Отсюда примитивность фабулы, которая присуща кинофильмам и крайне раздражает литераторов. Материями чисто интеллектуальными здесь приходится поступаться, равно как и душевными конфликтами, переживаемыми только в мыслях. Зато глазам нашим открываются вещи в буквальном смысле слова непредставимые и не укладывающиеся ни в какие понятия. Мы получаем возможность их увидеть, и опыт этот отнюдь не тривиальный. Живопись тоже не является прямым проводником идей, тонких психологических нюансов, но это не основание относить ее к низкопробным искусствам. Как нельзя считать ее примитивной только потому, что она способна отобразить только одну сцену.
Параллельные сюжеты и скрытые смыслы
Как бы там ни было, но фильм, похоже, не собирается отказываться от «глубины», сродной литературе, с ее третьим, заточенным на мысли измерением, суть которого в том, что за видимыми событиями стоят другие, скрытые смыслы.

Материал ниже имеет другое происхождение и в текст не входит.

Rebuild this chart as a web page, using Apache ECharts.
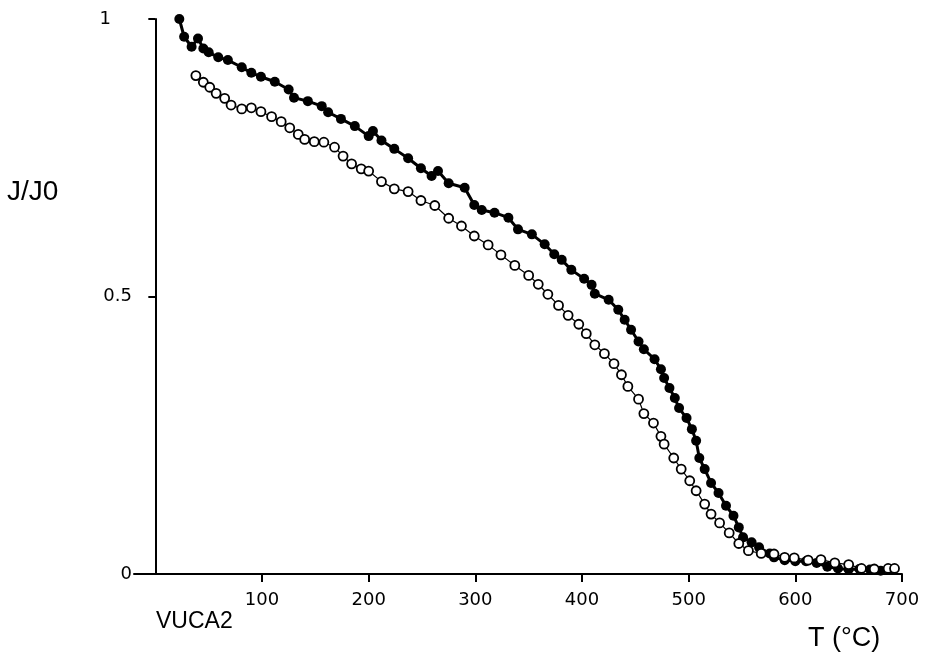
<!DOCTYPE html>
<html>
<head>
<meta charset="utf-8">
<script src="https://cdn.jsdelivr.net/npm/echarts@6/dist/echarts.min.js"></script>
<style>
html,body{margin:0;padding:0;background:#fff;}
#chart{width:925px;height:662px;}
</style>
</head>
<body>
<div id="chart"></div>
<script>
// Filled symbols series (T in °C, J/J0)
var filledT = [22.5,27,34,40,45,50,59,68,81,90,99,112,125,130,143,156,162,174,187,200,204,212,224,237,249,259,265,275,290,299,306,318,331,340,353,365,374,381,390,402,409,412,425,434,440,446,453,458,468,474,477,482,487,491,498,503,507,510,515,521,528,535,542,547,551,559,566,576,580,590,600,610,620,630,640,650,660,670,680,690];
var filledJ = [1.0,0.968,0.950,0.965,0.947,0.940,0.931,0.926,0.913,0.903,0.896,0.887,0.873,0.858,0.852,0.843,0.832,0.820,0.807,0.789,0.798,0.781,0.766,0.749,0.731,0.717,0.726,0.704,0.696,0.665,0.656,0.651,0.642,0.621,0.612,0.594,0.576,0.566,0.548,0.532,0.521,0.505,0.494,0.476,0.458,0.440,0.419,0.405,0.387,0.369,0.353,0.335,0.317,0.299,0.281,0.261,0.240,0.209,0.189,0.164,0.146,0.123,0.105,0.084,0.066,0.057,0.048,0.037,0.030,0.025,0.023,0.023,0.020,0.013,0.010,0.008,0.009,0.008,0.006,0.007];
// Open symbols series
var openT = [38,45,51,57,65,71,81,90,99,109,118,126,134,140,149,158,168,176,184,193,200,212,224,237,249,262,275,287,299,312,324,337,350,359,368,378,387,397,404,412,421,430,437,443,453,458,467,474,477,486,493,501,507,515,521,529,538,547,556,568,580,590,599,612,624,637,650,662,674,687,693];
var openJ = [0.898,0.886,0.877,0.866,0.857,0.845,0.838,0.840,0.833,0.824,0.815,0.804,0.792,0.783,0.779,0.778,0.769,0.753,0.739,0.730,0.726,0.707,0.694,0.689,0.673,0.664,0.641,0.627,0.609,0.593,0.575,0.556,0.538,0.522,0.504,0.484,0.466,0.450,0.433,0.413,0.397,0.379,0.359,0.338,0.315,0.289,0.272,0.248,0.234,0.209,0.189,0.168,0.150,0.126,0.108,0.092,0.074,0.055,0.042,0.037,0.036,0.030,0.029,0.025,0.026,0.020,0.017,0.010,0.009,0.010,0.010];
// Tick labels
var xTicks = [100,200,300,400,500,600,700];
var yTicks = [0,0.5,1];

function pairs(xs, ys){ var out=[]; for(var i=0;i<xs.length;i++){ out.push([xs[i], ys[i]]); } return out; }

var FONT = '"Liberation Sans", Arial, Helvetica, sans-serif';
var TICKFONT = '"DejaVu Sans", "Liberation Sans", sans-serif';
var chart = echarts.init(document.getElementById('chart'), null, {renderer:'canvas'});
chart.setOption({
  backgroundColor:'#ffffff',
  animation:false,
  grid:{left:134, right:23, top:19, bottom:88, containLabel:false},
  xAxis:{
    type:'value', min:-20, max:700,
    axisLine:{show:true, onZero:false, lineStyle:{color:'#000', width:2}},
    axisTick:{show:true, customValues:xTicks, length:8, inside:false, lineStyle:{color:'#000', width:2}},
    axisLabel:{show:true, customValues:xTicks, margin:17, color:'#000', fontSize:18, fontFamily:TICKFONT},
    splitLine:{show:false}
  },
  yAxis:{
    type:'value', min:0, max:1, interval:0.5,
    axisLine:{show:true, onZero:true, lineStyle:{color:'#000', width:2}},
    axisTick:{show:true, length:7, inside:false, lineStyle:{color:'#000', width:2}},
    axisLabel:{show:true, margin:2, color:'#000', fontSize:18, fontFamily:TICKFONT,
      formatter:function(v){
        if (yTicks.indexOf(v) < 0) return '';
        return v === 1 ? '{one|1}' : String(v);
      },
      rich:{one:{fontSize:18, fontFamily:TICKFONT, color:'#000', padding:[0,21,0,0]}}
    },
    splitLine:{show:false}
  },
  graphic:[
    {type:'text', left:7, top:178, style:{text:'J/J0', fontSize:28, fontFamily:FONT, fill:'#000'}},
    {type:'text', left:156, top:610, style:{text:'VUCA2', fontSize:23, fontFamily:FONT, fill:'#000'}},
    {type:'text', left:808, top:625, style:{text:'T (°C)', fontSize:27, fontFamily:FONT, fill:'#000'}}
  ],
  series:[
    {
      name:'filled', type:'line', data:pairs(filledT, filledJ),
      symbol:'circle', symbolSize:10, showSymbol:true,
      lineStyle:{color:'#000', width:3},
      itemStyle:{color:'#000', borderColor:'#000', borderWidth:0},
      z:2
    },
    {
      name:'open', type:'line', data:pairs(openT, openJ),
      symbol:'circle', symbolSize:9, showSymbol:true,
      lineStyle:{color:'#000', width:1.2},
      itemStyle:{color:'#fff', borderColor:'#000', borderWidth:1.8},
      z:3
    }
  ]
});
</script>
</body>
</html>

Это объясняет моду последних лет на параллельные сюжеты, когда две (а бывает, и больше) истории рассказываются одновременно из разных перспектив: одни и те же характеры и типы, которых играют одни и те же актеры, появляются в различных контекстах, как временных, так и социальных; из-за этих повторов, из-за сходства переживаемого и параллельности судеб складывается ощущение, что происходящее закономерно, исполнено универсального смысла и еще не распознанной глубины.

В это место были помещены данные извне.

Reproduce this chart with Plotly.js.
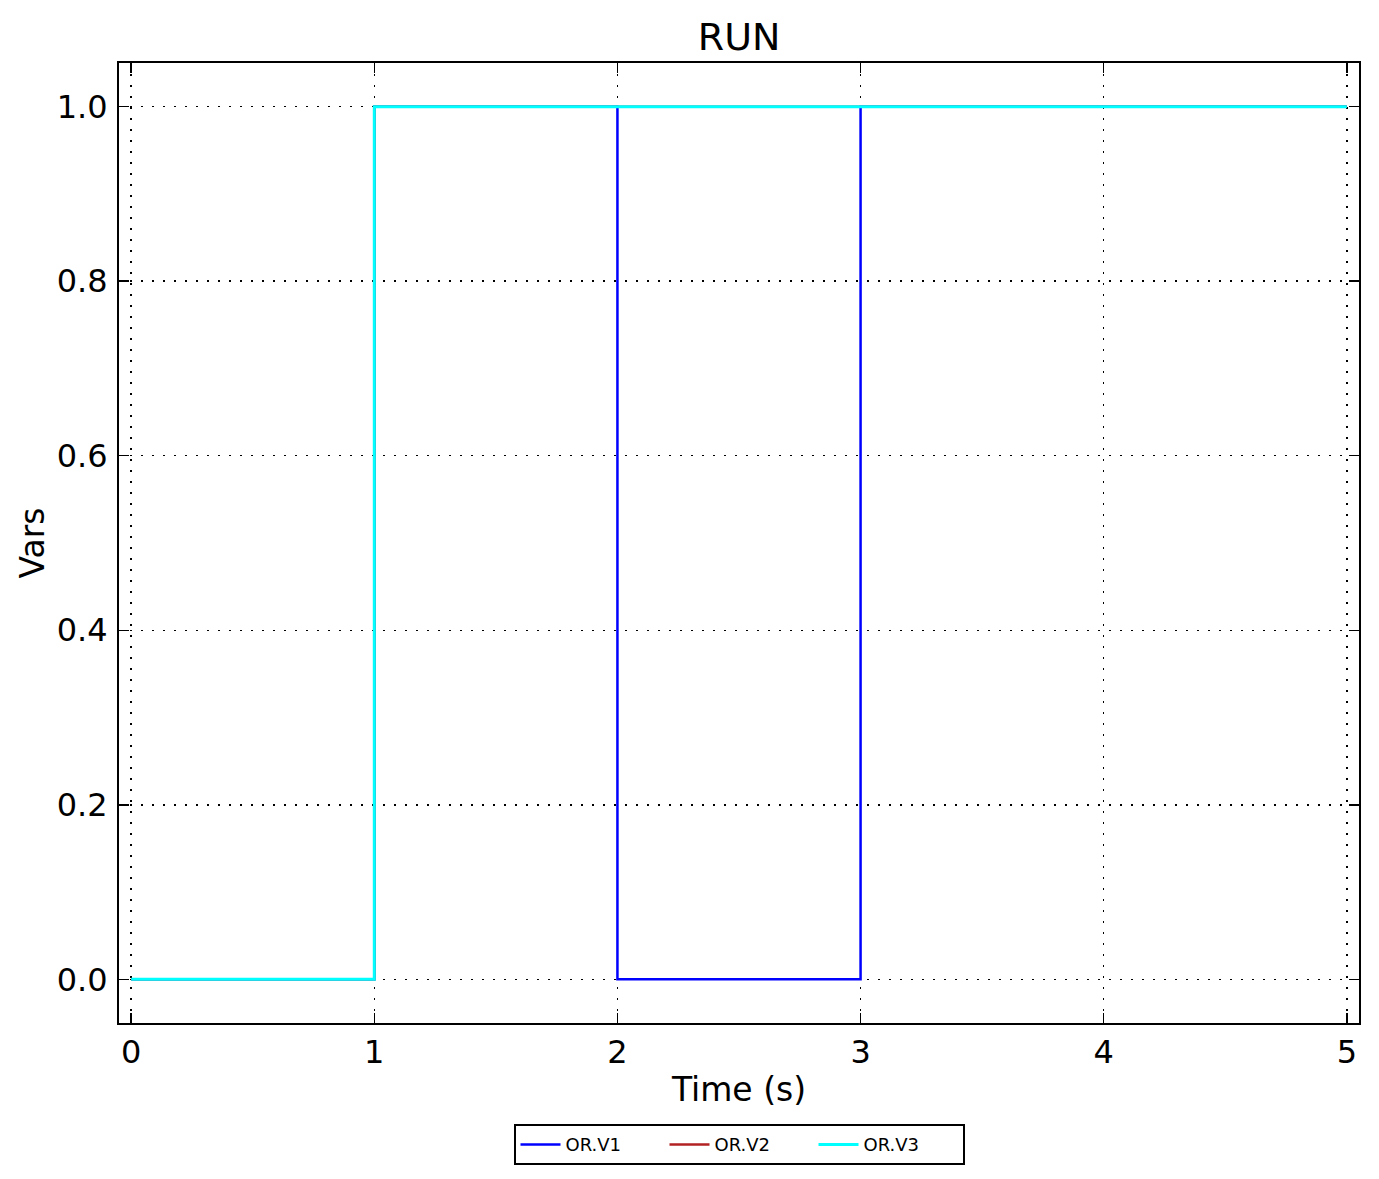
<!DOCTYPE html>
<html>
<head>
<meta charset="utf-8">
<script src="https://cdn.plot.ly/plotly-3.0.1.min.js"></script>
<style>html,body{margin:0;padding:0;background:#fff;}#chart{width:1379px;height:1179px;}</style>
</head>
<body>
<div id="chart"></div>
<script>
// Data (step signals)
const timeV1 = [0, 1, 2, 3, 5];
const valV1  = [0, 1, 0, 1, 1];
const timeV2 = [0, 1, 5];
const valV2  = [0, 1, 1];
const timeV3 = [0, 1, 5];
const valV3  = [0, 1, 1];
const seriesNames = ["OR.V1", "OR.V2", "OR.V3"];
const xTickVals = [0, 1, 2, 3, 4, 5];
const xTickText = ["0", "1", "2", "3", "4", "5"];
const yTickVals = [0, 0.2, 0.4, 0.6, 0.8, 1.0];
const yTickText = ["0.0", "0.2", "0.4", "0.6", "0.8", "1.0"];

const FONT = "DejaVu Sans, Liberation Sans, sans-serif";

const traces = [
  {x: timeV1, y: valV1, name: seriesNames[0], mode: "lines", line: {shape: "hv", color: "#0000ff", width: 2.5}},
  {x: timeV2, y: valV2, name: seriesNames[1], mode: "lines", line: {shape: "hv", color: "#b22222", width: 2.5}},
  {x: timeV3, y: valV3, name: seriesNames[2], mode: "lines", line: {shape: "hv", color: "#00ffff", width: 3}}
];

const axisCommon = {
  showline: true, linecolor: "#000", linewidth: 2, mirror: "ticks",
  ticks: "inside", ticklen: 10, tickwidth: 1.5, tickcolor: "#000",
  showgrid: true, gridcolor: "#000", gridwidth: 1.5, griddash: "2px,9px",
  zeroline: false,
  tickfont: {family: FONT, size: 32, color: "#000"},
  tickmode: "array"
};

const layout = {
  width: 1379, height: 1179,
  margin: {l: 119, r: 20, t: 63, b: 156},
  paper_bgcolor: "#fff", plot_bgcolor: "#fff",
  font: {family: FONT, color: "#000"},
  title: {text: "RUN", font: {family: FONT, size: 38, color: "#000"}, x: 0.536, xanchor: "center", y: 0.969, yanchor: "middle"},
  xaxis: Object.assign({}, axisCommon, {
    range: [-0.05, 5.05], tickvals: xTickVals, ticktext: xTickText,
    title: {text: "Time (s)", font: {family: FONT, size: 33, color: "#000"}, standoff: 7}
  }),
  yaxis: Object.assign({}, axisCommon, {
    range: [-0.05, 1.05], tickvals: yTickVals, ticktext: yTickText, ticklabelstandoff: 3,
    title: {text: "Vars", font: {family: FONT, size: 33, color: "#000"}, standoff: 2}
  }),
  showlegend: true,
  legend: {
    orientation: "h", x: 0.5, xanchor: "center", y: -0.1054, yanchor: "top",
    bordercolor: "#000", borderwidth: 2, bgcolor: "#fff",
    font: {family: FONT, size: 18, color: "#000"},
    itemwidth: 40,
    entrywidth: 94, entrywidthmode: "pixels", traceorder: "normal"
  }
};

Plotly.newPlot("chart", traces, layout, {displayModeBar: false, staticPlot: true});
</script>
</body>
</html>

Попытка фильма как мировоззрения не кажется нам безнадежной. Ничего «закадрового», никаких «тайных смыслов» на двухмерном экране нет и быть не может, и потому двойное дно создается в кинематографе за счет параллельности, в отличие от литературы, где всё последовательно. Кадр не явственнее слова, и потому параллельный сюжет нужно так же выводить на видимый план. Общепринятое становится законом, в законе – сокровенный смысл, и он не лежит на поверхности, а, подобно корням разветвленного дерева, сокрыт в глубине. Смысл фильма не прояснить философскими фразами. Он обнажается в точке скрещения многих судеб.